With some embarrassment, I bowed my gratitude to this helpful individual. Turning to address myself again to the sales clerk, I proceeded with dignified composure, "Chamchi kimbop tu."
Oh well. The hard-earned tuna kimbop tasted delicious, and I had a good laugh with Teresa over the whole episode later, so I'm no worse off for the wear. And I now know how to order tuna.

Every now and again, the kindergarten goes on a class field trip. As their teachers, we Americans are required to go along. I don't mind at all, because we often to go very interesting places, and I get to see some parts of Korea that would otherwise remain a mystery to me. Speaking only English, we have no real responsibilities during these outings. The Korean teachers watch over our little charges, organizing and arranging everything, so we're left on our own to explore to our hearts' content. The first field trip was to a traditional village, where the royal family used to live. That was interesting, and I'll send pictures of that one of these days. The second was to a vineyard, of which I also have a few pictures.

An update on my present situation: I didn't move upstairs on the 28th as expected. Teresa and I still live together in apartment 201. This arrangement is permanent.

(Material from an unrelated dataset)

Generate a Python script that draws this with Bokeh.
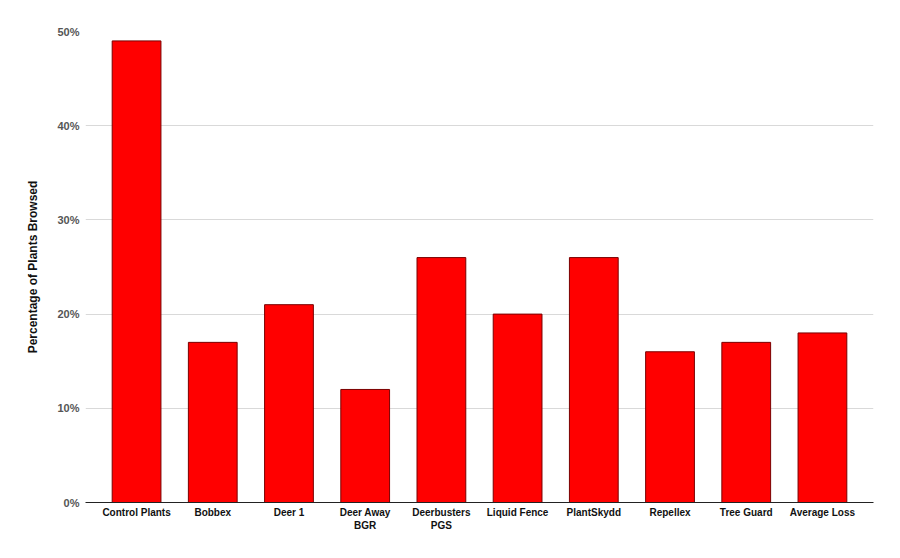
from bokeh.plotting import figure
from bokeh.models import FactorRange, FixedTicker, PrintfTickFormatter, ColumnDataSource
from bokeh.embed import file_html
from bokeh.resources import INLINE

categories = ["Control Plants", "Bobbex", "Deer 1", "Deer Away\nBGR", "Deerbusters\nPGS",
              "Liquid Fence", "PlantSkydd", "Repellex", "Tree Guard", "Average Loss"]
percent_browsed = [49, 17, 21, 12, 26, 20, 26, 16, 17, 18]
y_ticks = [0, 10, 20, 30, 40, 50]

source = ColumnDataSource(data=dict(cat=categories, val=percent_browsed))

p = figure(width=890, height=550, output_backend="svg", toolbar_location=None,
           x_range=FactorRange(*categories, range_padding=0.034),
           y_range=(0, 50),
           min_border_left=85, min_border_right=17, min_border_top=31, min_border_bottom=48)

p.vbar(x="cat", top="val", width=0.64, source=source,
       fill_color="#ff0000", line_color="#7a0000", line_width=1)

p.outline_line_color = None
p.background_fill_color = "white"
p.border_fill_color = "white"

p.xgrid.grid_line_color = None
p.ygrid.grid_line_color = "#d9d9d9"
p.ygrid.grid_line_width = 1

p.yaxis.ticker = FixedTicker(ticks=y_ticks)
p.yaxis.formatter = PrintfTickFormatter(format="%d%%")
p.yaxis.axis_line_color = None
p.yaxis.major_tick_line_color = None
p.yaxis.minor_tick_line_color = None
p.yaxis.major_label_text_font = "Liberation Sans"
p.yaxis.major_label_text_font_size = "11px"
p.yaxis.major_label_text_font_style = "bold"
p.yaxis.major_label_text_color = "#555555"
p.yaxis.major_label_standoff = 0
p.yaxis.axis_label = "Percentage of Plants Browsed"
p.yaxis.axis_label_text_font = "Liberation Sans"
p.yaxis.axis_label_text_font_size = "12px"
p.yaxis.axis_label_text_font_style = "bold"
p.yaxis.axis_label_text_color = "#111111"
p.yaxis.axis_label_standoff = 14

p.xaxis.axis_line_color = "#222222"
p.xaxis.axis_line_width = 1
p.xaxis.major_tick_line_color = None
p.xaxis.minor_tick_line_color = None
p.xaxis.major_label_text_font = "Liberation Sans"
p.xaxis.major_label_text_font_size = "10px"
p.xaxis.major_label_text_font_style = "bold"
p.xaxis.major_label_text_color = "#111111"
p.xaxis.major_label_standoff = -2

open("out.html", "w").write(file_html(p, INLINE))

I was uncertain, at first, about how well we two would get along. But, despite disparity of personality and taste, it's working quite expectedly well. This set up a bonus for me, because this way I'm able to save the money that would otherwise be spent on furnishing an apartment for myself. Teresa doesn't benefit from this arrangement as I do. Exceptionally gracious, she has asked me to stay, thus participating in sending me through school next year. I appreciate her generosity, and we continue to deal famously together.

My mind has lately been quite preoccupied with thoughts of the future. Specifically, how I'm to proceed (both logistically and financially) after I finish language school. The concern is, arguably, premature, but I should like to be directing my time now, in what small ways I can, toward the end at which I eventually hope to arrive. I relish not the prospect of finding myself, three years hence, at a loss as to how to proceed. Even in the midst of these concerns, though, I have been impressed with a deep sense of gratitude for God's trustworthiness. He knows, and is in every way capable and stable. There is such deep rest in that knowledge. I wrote a poem a few days ago that wraps it up pretty well:

This pensive seen upon my mind embossed:
The ruffled surface of a blue-green sea.
Foamy ripples, troubled swellings tossed
Upon the sandy shore, as if to flee
Those restless winds that chafe, and goad, and fret
The ruffled surface of a blue-green sea.
Waves swell and crest against the tempest's threat,
And ache, and sigh, and weep;
And gusty night hours creep;
And yet…the unstirred deep…

Please keep me in your prayers. I don't love God as I ought, and this troubles me. My own communication with Him has been dry lately, and I find myself missing His palpable presence with longing. But, as a dear friend so often reminds me, who am I that I should choose my way? He must use what means He will, be it dryness or discouragement or loneliness, in order to bring me to where I ought to be. And, in loving me as He does, He surely partakes of my weariness. What deep love, then, must compel Him to allow me to struggle, while His own heart weeps with mine. His compassions never fail. They are new every morning; great is your faithfulness.